* _WORK INSTRUCTIONS_:
In the listing that follows, count every line with the word "image" in it and write only the total.

* _RECORDED INFORMATION_:
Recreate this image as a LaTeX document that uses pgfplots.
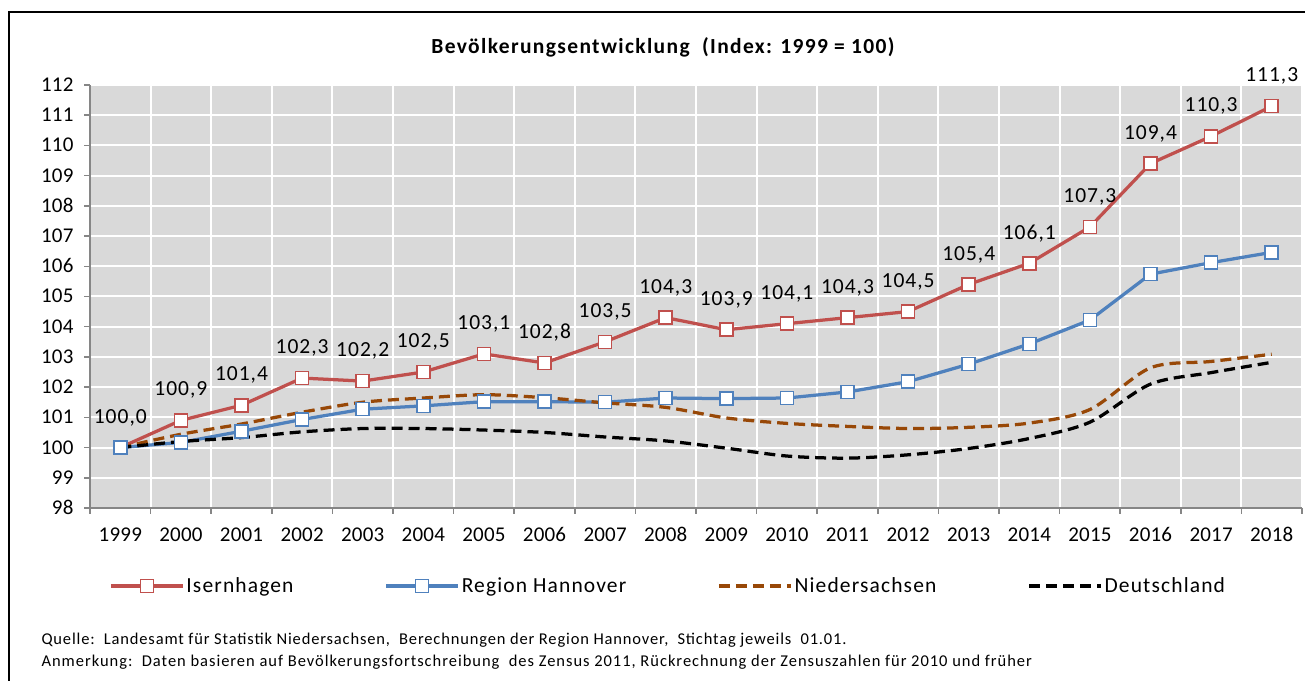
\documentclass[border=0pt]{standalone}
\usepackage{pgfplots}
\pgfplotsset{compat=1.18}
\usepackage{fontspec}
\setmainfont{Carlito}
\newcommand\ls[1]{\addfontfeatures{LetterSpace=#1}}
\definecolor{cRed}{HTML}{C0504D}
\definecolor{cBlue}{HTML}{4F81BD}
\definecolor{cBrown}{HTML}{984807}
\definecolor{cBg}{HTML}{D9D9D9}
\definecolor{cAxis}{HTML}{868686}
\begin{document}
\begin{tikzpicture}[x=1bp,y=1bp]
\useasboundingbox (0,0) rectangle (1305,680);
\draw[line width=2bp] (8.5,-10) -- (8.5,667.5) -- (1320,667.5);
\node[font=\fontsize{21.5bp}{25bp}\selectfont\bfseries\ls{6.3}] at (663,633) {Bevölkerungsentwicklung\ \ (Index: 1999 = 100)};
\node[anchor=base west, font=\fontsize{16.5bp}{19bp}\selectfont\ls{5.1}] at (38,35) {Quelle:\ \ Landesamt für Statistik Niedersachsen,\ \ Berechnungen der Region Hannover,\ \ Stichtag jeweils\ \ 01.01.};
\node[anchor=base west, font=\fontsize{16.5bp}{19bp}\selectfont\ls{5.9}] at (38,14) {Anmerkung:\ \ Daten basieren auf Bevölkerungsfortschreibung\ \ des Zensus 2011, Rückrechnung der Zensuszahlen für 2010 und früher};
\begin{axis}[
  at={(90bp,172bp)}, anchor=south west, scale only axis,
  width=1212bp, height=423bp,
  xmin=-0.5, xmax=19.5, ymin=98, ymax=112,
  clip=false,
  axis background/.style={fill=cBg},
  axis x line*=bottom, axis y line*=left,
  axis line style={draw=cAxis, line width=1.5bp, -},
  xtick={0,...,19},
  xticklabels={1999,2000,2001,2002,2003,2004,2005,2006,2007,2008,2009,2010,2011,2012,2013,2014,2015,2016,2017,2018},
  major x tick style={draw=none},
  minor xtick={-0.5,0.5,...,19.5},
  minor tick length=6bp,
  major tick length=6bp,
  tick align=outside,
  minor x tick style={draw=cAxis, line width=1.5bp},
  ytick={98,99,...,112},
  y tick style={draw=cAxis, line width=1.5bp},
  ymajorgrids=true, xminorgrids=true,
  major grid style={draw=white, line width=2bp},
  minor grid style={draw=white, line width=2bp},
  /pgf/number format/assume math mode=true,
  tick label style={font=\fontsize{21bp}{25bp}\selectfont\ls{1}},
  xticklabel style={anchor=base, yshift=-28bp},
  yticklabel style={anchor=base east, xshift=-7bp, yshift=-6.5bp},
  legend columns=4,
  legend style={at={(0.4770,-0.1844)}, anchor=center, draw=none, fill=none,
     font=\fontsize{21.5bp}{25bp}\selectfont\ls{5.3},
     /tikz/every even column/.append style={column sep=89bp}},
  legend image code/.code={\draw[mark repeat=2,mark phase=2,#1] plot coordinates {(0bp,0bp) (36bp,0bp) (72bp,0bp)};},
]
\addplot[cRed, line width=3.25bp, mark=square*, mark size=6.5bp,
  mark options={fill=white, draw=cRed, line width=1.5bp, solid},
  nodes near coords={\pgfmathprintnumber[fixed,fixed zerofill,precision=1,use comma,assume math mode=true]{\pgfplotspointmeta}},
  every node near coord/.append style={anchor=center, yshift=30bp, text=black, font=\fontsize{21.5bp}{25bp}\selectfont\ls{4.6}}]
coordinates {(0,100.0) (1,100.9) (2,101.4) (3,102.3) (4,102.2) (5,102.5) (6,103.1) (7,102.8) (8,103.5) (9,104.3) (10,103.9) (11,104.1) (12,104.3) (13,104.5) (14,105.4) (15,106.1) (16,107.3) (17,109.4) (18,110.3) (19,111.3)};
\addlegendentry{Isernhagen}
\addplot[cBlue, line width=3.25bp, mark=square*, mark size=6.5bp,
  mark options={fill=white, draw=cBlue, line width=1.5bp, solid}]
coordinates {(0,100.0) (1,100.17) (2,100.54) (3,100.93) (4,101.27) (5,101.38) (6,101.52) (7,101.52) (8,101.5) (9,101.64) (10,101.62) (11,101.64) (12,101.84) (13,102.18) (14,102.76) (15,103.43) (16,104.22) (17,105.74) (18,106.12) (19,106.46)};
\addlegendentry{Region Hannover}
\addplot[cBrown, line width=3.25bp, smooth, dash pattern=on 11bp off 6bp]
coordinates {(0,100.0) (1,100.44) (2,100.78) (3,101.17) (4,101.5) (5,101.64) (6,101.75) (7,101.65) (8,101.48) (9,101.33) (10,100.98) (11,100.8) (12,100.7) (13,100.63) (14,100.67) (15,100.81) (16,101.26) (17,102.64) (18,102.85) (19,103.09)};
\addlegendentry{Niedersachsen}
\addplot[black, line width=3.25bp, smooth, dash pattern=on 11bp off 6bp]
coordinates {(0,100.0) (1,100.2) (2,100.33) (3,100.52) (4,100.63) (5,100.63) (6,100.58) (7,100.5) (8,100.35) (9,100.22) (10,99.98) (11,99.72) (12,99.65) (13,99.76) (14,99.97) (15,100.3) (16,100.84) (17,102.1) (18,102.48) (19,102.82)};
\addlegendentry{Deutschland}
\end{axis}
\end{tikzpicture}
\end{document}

* _SOLUTION FOR THIS TASK_:
2